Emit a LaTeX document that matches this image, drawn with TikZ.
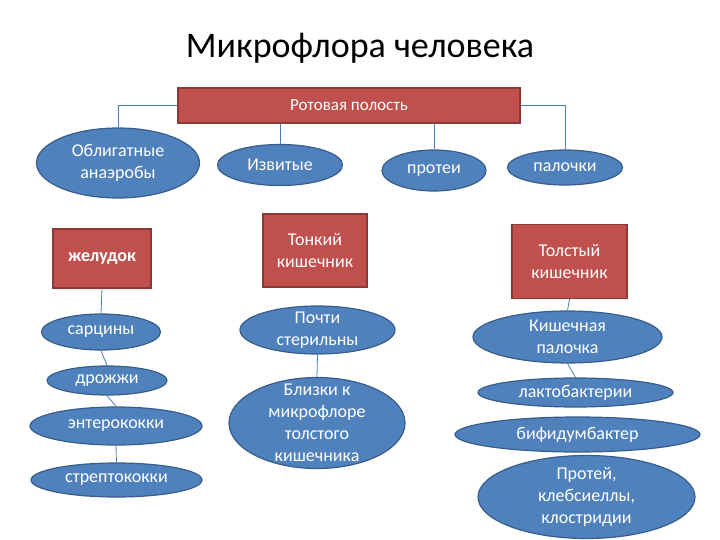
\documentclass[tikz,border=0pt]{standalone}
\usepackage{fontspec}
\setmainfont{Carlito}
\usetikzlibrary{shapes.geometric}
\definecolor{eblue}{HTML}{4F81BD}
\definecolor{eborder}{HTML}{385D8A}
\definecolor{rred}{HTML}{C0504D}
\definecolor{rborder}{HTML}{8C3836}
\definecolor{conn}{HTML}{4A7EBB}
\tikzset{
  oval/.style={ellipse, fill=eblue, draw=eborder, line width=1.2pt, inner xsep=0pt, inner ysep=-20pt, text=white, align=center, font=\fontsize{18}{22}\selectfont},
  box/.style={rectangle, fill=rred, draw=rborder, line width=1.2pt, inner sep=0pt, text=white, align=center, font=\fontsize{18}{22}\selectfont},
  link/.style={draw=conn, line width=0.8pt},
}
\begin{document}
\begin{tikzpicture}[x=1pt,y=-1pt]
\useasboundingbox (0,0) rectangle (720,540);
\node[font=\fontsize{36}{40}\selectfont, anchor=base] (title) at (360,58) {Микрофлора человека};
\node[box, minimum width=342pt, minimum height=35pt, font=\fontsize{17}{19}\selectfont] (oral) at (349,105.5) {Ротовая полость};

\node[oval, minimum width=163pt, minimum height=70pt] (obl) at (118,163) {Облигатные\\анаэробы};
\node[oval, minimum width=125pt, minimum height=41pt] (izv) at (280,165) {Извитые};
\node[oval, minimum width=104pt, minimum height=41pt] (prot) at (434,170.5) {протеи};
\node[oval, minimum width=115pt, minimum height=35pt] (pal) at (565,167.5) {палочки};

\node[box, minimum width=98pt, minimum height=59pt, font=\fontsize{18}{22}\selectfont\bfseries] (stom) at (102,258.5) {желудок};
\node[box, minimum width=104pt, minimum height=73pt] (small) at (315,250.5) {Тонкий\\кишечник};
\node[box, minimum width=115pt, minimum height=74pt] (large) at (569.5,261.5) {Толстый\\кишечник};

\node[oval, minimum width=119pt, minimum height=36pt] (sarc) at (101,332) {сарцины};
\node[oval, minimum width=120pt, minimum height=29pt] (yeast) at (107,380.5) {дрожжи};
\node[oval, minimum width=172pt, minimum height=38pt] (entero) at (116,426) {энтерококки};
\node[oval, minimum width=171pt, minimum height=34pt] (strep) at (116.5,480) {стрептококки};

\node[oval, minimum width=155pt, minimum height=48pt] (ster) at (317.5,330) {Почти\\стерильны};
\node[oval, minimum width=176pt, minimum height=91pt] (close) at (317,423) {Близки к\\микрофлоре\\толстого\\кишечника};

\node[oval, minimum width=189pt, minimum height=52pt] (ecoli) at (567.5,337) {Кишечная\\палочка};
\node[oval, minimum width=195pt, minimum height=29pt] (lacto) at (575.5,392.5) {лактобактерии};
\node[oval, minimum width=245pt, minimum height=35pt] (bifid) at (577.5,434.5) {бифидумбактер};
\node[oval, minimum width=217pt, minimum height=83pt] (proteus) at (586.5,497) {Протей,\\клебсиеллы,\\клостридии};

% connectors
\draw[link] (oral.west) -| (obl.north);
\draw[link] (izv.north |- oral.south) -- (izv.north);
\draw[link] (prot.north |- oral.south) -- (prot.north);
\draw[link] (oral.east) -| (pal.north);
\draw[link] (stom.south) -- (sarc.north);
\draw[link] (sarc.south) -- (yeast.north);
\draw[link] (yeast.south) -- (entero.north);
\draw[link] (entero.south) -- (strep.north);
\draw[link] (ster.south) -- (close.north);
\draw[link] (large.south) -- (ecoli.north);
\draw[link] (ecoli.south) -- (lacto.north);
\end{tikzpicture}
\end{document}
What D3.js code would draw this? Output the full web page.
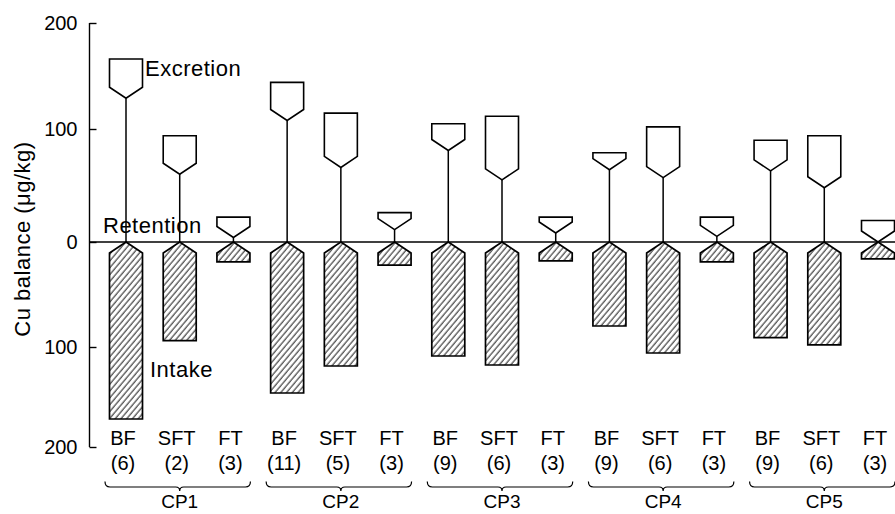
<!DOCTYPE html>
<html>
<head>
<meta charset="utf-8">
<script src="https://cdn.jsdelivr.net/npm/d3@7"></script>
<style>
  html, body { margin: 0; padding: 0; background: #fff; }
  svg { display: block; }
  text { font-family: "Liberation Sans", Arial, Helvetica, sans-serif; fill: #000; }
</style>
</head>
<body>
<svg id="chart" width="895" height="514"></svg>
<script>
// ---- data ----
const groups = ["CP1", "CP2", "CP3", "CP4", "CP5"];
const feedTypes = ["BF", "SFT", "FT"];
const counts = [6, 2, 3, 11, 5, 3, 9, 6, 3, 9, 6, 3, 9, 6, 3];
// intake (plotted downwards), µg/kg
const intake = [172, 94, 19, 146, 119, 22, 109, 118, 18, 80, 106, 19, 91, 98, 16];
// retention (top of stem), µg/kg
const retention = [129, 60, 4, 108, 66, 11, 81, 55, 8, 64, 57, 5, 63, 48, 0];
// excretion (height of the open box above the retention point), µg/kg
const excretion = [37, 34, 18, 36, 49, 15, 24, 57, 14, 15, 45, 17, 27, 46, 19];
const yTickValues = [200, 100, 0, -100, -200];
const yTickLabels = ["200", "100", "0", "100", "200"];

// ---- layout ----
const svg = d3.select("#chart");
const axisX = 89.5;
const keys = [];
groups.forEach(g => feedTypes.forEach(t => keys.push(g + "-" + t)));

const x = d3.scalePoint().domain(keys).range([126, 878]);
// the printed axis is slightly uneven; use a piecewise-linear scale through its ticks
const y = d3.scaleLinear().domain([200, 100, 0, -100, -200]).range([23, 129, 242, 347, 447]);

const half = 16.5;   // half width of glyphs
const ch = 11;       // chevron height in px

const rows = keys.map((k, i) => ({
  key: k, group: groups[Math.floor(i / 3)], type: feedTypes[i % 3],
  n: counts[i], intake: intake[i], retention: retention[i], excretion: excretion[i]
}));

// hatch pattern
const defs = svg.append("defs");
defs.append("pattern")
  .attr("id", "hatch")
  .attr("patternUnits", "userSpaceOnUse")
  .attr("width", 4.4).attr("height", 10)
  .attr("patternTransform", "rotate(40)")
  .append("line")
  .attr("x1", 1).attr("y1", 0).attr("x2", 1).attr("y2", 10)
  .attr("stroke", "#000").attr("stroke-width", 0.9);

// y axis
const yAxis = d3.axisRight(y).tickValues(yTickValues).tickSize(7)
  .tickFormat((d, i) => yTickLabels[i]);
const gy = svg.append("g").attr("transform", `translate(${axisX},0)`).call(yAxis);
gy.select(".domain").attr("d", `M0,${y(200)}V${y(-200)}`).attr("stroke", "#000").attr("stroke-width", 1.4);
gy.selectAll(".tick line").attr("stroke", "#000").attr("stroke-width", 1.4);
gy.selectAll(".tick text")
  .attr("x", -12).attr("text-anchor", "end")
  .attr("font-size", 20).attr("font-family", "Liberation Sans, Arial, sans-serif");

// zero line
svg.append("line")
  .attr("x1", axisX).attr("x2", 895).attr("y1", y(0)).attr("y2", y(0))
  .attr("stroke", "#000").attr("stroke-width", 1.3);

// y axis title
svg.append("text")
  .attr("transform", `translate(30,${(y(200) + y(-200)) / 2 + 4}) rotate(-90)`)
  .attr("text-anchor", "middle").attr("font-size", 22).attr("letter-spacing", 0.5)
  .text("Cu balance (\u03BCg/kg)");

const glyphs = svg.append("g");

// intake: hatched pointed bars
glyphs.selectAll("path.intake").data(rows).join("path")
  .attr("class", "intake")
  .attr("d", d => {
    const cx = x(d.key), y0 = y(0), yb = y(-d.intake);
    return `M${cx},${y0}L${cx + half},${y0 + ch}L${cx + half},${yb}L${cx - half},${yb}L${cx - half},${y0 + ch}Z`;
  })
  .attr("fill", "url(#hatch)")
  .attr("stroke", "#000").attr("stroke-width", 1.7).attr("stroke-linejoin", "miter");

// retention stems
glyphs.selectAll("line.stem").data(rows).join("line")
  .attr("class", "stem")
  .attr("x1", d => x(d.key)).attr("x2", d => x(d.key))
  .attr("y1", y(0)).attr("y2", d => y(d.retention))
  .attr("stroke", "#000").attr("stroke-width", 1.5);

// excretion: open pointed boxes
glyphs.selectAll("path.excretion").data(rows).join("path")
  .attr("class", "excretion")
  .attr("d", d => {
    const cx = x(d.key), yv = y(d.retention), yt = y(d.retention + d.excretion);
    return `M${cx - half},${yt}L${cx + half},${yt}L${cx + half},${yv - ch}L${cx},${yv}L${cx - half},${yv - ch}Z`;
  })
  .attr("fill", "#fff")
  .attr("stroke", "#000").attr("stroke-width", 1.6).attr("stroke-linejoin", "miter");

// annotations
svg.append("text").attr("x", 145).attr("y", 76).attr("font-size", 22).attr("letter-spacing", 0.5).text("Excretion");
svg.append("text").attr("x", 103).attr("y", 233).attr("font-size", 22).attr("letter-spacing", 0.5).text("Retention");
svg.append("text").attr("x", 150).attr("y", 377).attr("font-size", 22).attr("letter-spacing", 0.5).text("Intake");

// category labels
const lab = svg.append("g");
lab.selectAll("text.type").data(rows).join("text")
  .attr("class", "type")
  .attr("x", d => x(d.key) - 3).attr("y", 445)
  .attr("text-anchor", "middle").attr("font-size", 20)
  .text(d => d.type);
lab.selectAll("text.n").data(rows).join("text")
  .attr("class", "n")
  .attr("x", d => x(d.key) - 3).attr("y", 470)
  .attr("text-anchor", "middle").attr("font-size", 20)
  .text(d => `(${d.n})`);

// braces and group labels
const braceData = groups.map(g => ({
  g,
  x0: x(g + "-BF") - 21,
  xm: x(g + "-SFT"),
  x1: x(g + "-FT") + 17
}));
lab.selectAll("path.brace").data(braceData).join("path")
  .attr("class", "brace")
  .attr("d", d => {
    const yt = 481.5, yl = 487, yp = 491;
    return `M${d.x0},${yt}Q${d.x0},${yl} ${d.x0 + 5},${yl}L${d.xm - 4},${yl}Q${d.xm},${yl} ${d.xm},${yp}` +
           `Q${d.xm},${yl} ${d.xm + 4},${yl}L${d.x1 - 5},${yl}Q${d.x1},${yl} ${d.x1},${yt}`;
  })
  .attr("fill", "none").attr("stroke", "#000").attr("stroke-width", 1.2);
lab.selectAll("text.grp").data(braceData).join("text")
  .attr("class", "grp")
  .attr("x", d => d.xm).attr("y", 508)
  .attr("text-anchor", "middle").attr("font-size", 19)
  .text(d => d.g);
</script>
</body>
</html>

----

Task instructions
Return only the lines running from the top of the data to the line that holds "minimum width=342pt, minimum". Include both of those lines, but skip the pictures.

Response
Emit a LaTeX document that matches this image, drawn with TikZ.
\documentclass[tikz,border=0pt]{standalone}
\usepackage{fontspec}
\setmainfont{Carlito}
\usetikzlibrary{shapes.geometric}
\definecolor{eblue}{HTML}{4F81BD}
\definecolor{eborder}{HTML}{385D8A}
\definecolor{rred}{HTML}{C0504D}
\definecolor{rborder}{HTML}{8C3836}
\definecolor{conn}{HTML}{4A7EBB}
\tikzset{
  oval/.style={ellipse, fill=eblue, draw=eborder, line width=1.2pt, inner xsep=0pt, inner ysep=-20pt, text=white, align=center, font=\fontsize{18}{22}\selectfont},
  box/.style={rectangle, fill=rred, draw=rborder, line width=1.2pt, inner sep=0pt, text=white, align=center, font=\fontsize{18}{22}\selectfont},
  link/.style={draw=conn, line width=0.8pt},
}
\begin{document}
\begin{tikzpicture}[x=1pt,y=-1pt]
\useasboundingbox (0,0) rectangle (720,540);
\node[font=\fontsize{36}{40}\selectfont, anchor=base] (title) at (360,58) {Микрофлора человека};
\node[box, minimum width=342pt, minimum height=35pt, font=\fontsize{17}{19}\selectfont] (oral) at (349,105.5) {Ротовая полость};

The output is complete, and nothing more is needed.